▸ Request: Extract only the first line of the listing and every line after it up to and including the one with "4, 0, 1, 1, 0];". Omit the pictures.
┌────────
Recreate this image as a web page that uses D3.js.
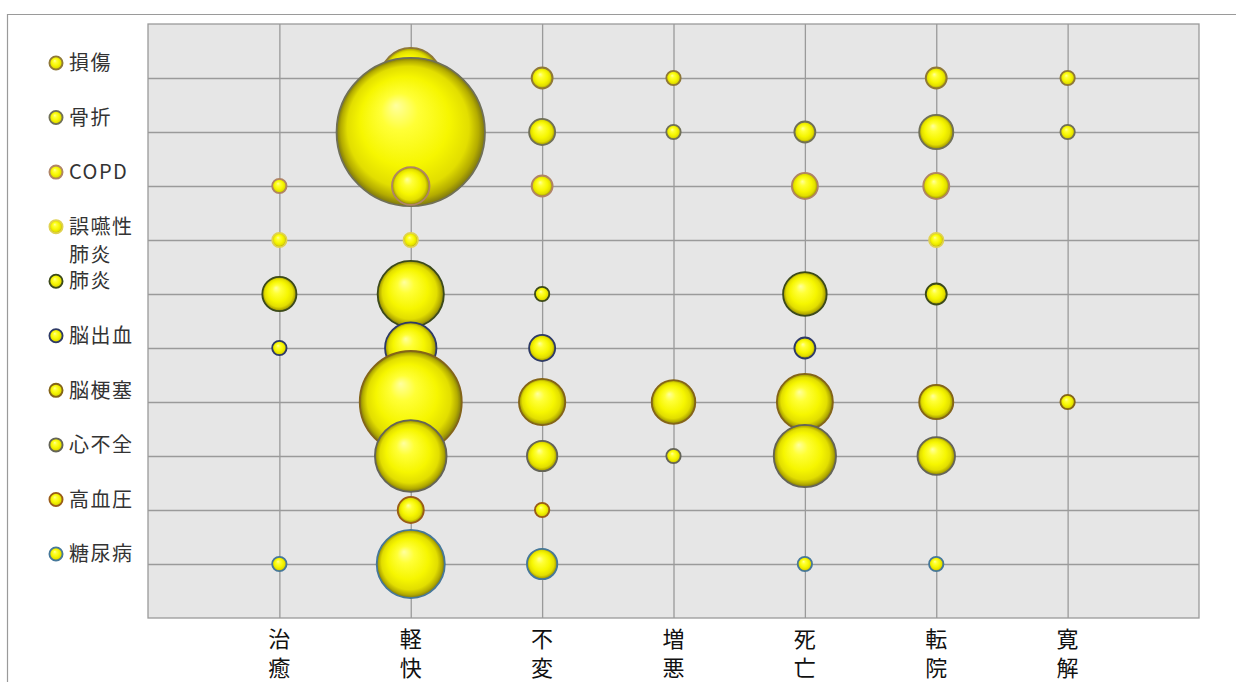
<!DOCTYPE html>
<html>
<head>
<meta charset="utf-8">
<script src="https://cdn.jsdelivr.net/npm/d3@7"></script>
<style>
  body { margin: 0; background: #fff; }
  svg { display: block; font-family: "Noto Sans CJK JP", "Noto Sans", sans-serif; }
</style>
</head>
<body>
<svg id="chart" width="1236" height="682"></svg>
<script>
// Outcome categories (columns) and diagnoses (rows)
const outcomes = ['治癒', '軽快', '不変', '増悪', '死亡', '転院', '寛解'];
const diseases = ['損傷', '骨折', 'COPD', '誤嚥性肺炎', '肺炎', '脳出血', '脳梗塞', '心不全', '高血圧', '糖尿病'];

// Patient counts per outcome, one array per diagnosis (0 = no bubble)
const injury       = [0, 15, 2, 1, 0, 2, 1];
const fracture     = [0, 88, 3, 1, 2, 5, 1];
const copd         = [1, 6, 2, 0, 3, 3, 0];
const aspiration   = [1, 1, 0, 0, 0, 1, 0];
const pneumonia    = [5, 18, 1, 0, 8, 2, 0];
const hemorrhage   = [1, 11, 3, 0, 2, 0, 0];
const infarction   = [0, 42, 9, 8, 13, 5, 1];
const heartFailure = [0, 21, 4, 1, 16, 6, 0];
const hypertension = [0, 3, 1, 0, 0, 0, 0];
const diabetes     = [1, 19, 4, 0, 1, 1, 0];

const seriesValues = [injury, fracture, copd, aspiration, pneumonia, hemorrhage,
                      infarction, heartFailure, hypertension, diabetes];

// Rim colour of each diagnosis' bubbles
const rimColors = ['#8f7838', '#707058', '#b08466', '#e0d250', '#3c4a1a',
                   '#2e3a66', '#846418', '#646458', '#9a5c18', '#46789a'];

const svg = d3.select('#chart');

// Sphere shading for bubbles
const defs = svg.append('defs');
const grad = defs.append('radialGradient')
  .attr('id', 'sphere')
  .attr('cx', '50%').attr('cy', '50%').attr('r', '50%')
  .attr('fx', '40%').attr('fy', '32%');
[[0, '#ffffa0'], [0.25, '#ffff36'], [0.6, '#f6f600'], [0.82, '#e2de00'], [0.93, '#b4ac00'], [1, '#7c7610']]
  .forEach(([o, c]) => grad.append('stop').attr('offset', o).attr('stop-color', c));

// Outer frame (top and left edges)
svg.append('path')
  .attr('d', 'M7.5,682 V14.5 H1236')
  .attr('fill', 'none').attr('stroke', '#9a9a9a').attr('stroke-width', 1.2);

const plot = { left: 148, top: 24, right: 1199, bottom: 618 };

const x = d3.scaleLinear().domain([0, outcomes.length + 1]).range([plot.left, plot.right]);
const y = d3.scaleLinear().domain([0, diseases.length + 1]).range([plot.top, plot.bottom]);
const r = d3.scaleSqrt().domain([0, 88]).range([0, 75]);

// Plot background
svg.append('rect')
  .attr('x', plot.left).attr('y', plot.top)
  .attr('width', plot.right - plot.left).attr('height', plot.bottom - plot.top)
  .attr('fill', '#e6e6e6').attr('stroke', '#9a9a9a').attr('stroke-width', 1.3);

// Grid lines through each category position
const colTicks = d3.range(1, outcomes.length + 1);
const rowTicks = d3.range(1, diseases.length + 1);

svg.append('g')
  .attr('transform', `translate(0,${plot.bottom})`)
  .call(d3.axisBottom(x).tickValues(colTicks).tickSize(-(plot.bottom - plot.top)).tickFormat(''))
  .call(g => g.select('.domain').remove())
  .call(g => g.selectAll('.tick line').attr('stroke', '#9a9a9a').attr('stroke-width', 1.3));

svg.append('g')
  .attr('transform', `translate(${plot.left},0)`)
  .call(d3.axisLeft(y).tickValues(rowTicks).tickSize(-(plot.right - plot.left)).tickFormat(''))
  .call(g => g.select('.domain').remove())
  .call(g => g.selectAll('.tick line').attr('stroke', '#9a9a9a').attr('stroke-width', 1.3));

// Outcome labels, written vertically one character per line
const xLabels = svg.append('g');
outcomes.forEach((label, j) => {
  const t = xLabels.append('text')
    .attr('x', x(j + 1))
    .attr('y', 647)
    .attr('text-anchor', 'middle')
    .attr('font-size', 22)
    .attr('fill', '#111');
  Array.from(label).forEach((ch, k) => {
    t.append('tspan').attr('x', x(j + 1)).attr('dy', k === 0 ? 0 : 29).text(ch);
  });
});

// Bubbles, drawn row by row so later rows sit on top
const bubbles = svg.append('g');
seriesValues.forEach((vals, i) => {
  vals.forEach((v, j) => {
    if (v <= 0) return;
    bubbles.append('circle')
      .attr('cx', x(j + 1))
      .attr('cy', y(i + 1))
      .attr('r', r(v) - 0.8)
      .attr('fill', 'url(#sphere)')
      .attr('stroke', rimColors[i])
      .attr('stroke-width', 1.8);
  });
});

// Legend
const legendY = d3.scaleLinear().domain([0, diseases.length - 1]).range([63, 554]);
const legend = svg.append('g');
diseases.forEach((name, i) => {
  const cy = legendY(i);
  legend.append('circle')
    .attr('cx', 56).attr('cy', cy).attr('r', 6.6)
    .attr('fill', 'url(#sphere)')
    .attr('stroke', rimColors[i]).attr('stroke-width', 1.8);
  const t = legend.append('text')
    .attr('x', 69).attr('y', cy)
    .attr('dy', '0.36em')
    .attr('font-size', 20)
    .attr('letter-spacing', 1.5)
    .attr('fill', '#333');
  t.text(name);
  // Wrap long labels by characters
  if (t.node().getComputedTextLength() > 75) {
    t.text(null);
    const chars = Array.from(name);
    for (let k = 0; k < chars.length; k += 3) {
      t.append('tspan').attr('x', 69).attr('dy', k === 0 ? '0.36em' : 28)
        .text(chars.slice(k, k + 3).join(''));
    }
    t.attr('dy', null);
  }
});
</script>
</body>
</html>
└────────
▸ Solution to this task:
Recreate this image as a web page that uses D3.js.
<!DOCTYPE html>
<html>
<head>
<meta charset="utf-8">
<script src="https://cdn.jsdelivr.net/npm/d3@7"></script>
<style>
  body { margin: 0; background: #fff; }
  svg { display: block; font-family: "Noto Sans CJK JP", "Noto Sans", sans-serif; }
</style>
</head>
<body>
<svg id="chart" width="1236" height="682"></svg>
<script>
// Outcome categories (columns) and diagnoses (rows)
const outcomes = ['治癒', '軽快', '不変', '増悪', '死亡', '転院', '寛解'];
const diseases = ['損傷', '骨折', 'COPD', '誤嚥性肺炎', '肺炎', '脳出血', '脳梗塞', '心不全', '高血圧', '糖尿病'];

// Patient counts per outcome, one array per diagnosis (0 = no bubble)
const injury       = [0, 15, 2, 1, 0, 2, 1];
const fracture     = [0, 88, 3, 1, 2, 5, 1];
const copd         = [1, 6, 2, 0, 3, 3, 0];
const aspiration   = [1, 1, 0, 0, 0, 1, 0];
const pneumonia    = [5, 18, 1, 0, 8, 2, 0];
const hemorrhage   = [1, 11, 3, 0, 2, 0, 0];
const infarction   = [0, 42, 9, 8, 13, 5, 1];
const heartFailure = [0, 21, 4, 1, 16, 6, 0];
const hypertension = [0, 3, 1, 0, 0, 0, 0];
const diabetes     = [1, 19, 4, 0, 1, 1, 0];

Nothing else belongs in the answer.